● **TASK TO CARRY OUT**: Write the data out again, character for character, with no images.

● **RECORDED DATA**:
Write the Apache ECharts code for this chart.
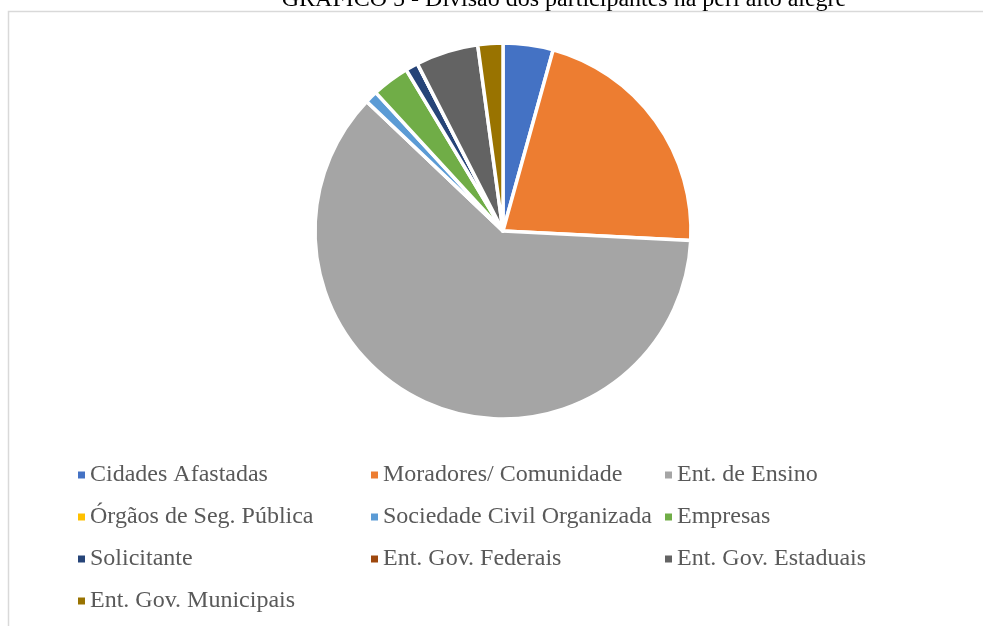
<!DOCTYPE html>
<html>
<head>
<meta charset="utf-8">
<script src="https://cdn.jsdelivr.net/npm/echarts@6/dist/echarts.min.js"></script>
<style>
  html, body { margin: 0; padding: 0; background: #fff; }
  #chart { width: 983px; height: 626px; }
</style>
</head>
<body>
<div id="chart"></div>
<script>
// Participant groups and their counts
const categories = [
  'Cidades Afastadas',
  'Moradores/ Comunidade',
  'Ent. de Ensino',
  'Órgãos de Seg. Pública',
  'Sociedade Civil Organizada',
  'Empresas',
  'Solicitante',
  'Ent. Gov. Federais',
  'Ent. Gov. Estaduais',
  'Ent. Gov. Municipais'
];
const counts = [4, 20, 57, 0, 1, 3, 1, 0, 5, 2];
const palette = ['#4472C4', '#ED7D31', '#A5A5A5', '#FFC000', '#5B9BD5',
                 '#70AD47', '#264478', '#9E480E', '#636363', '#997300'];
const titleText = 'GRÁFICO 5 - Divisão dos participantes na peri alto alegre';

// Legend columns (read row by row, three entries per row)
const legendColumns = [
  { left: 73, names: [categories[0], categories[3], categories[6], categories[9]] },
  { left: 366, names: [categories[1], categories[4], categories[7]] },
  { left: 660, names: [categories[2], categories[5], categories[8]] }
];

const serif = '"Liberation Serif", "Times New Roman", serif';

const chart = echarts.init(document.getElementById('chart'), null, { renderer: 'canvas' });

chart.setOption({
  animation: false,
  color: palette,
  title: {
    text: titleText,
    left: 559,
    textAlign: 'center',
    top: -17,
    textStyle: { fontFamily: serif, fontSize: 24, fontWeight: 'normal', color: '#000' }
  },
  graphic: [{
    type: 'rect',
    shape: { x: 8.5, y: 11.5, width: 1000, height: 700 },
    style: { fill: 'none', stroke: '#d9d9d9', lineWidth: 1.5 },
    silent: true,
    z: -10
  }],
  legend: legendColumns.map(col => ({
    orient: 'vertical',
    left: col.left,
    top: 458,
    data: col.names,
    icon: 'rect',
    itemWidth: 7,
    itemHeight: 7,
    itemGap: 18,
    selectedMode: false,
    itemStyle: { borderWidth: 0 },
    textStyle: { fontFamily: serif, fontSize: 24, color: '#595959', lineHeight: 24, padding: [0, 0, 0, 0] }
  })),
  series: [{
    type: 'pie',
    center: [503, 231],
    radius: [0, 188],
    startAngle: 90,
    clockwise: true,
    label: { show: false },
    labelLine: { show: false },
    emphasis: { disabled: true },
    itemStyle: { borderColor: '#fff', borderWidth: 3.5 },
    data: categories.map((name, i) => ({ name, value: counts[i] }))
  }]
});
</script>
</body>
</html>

● **ANSWER BELOW**:
Write the Apache ECharts code for this chart.
<!DOCTYPE html>
<html>
<head>
<meta charset="utf-8">
<script src="https://cdn.jsdelivr.net/npm/echarts@6/dist/echarts.min.js"></script>
<style>
  html, body { margin: 0; padding: 0; background: #fff; }
  #chart { width: 983px; height: 626px; }
</style>
</head>
<body>
<div id="chart"></div>
<script>
// Participant groups and their counts
const categories = [
  'Cidades Afastadas',
  'Moradores/ Comunidade',
  'Ent. de Ensino',
  'Órgãos de Seg. Pública',
  'Sociedade Civil Organizada',
  'Empresas',
  'Solicitante',
  'Ent. Gov. Federais',
  'Ent. Gov. Estaduais',
  'Ent. Gov. Municipais'
];
const counts = [4, 20, 57, 0, 1, 3, 1, 0, 5, 2];
const palette = ['#4472C4', '#ED7D31', '#A5A5A5', '#FFC000', '#5B9BD5',
                 '#70AD47', '#264478', '#9E480E', '#636363', '#997300'];
const titleText = 'GRÁFICO 5 - Divisão dos participantes na peri alto alegre';

// Legend columns (read row by row, three entries per row)
const legendColumns = [
  { left: 73, names: [categories[0], categories[3], categories[6], categories[9]] },
  { left: 366, names: [categories[1], categories[4], categories[7]] },
  { left: 660, names: [categories[2], categories[5], categories[8]] }
];

const serif = '"Liberation Serif", "Times New Roman", serif';

const chart = echarts.init(document.getElementById('chart'), null, { renderer: 'canvas' });

chart.setOption({
  animation: false,
  color: palette,
  title: {
    text: titleText,
    left: 559,
    textAlign: 'center',
    top: -17,
    textStyle: { fontFamily: serif, fontSize: 24, fontWeight: 'normal', color: '#000' }
  },
  graphic: [{
    type: 'rect',
    shape: { x: 8.5, y: 11.5, width: 1000, height: 700 },
    style: { fill: 'none', stroke: '#d9d9d9', lineWidth: 1.5 },
    silent: true,
    z: -10
  }],
  legend: legendColumns.map(col => ({
    orient: 'vertical',
    left: col.left,
    top: 458,
    data: col.names,
    icon: 'rect',
    itemWidth: 7,
    itemHeight: 7,
    itemGap: 18,
    selectedMode: false,
    itemStyle: { borderWidth: 0 },
    textStyle: { fontFamily: serif, fontSize: 24, color: '#595959', lineHeight: 24, padding: [0, 0, 0, 0] }
  })),
  series: [{
    type: 'pie',
    center: [503, 231],
    radius: [0, 188],
    startAngle: 90,
    clockwise: true,
    label: { show: false },
    labelLine: { show: false },
    emphasis: { disabled: true },
    itemStyle: { borderColor: '#fff', borderWidth: 3.5 },
    data: categories.map((name, i) => ({ name, value: counts[i] }))
  }]
});
</script>
</body>
</html>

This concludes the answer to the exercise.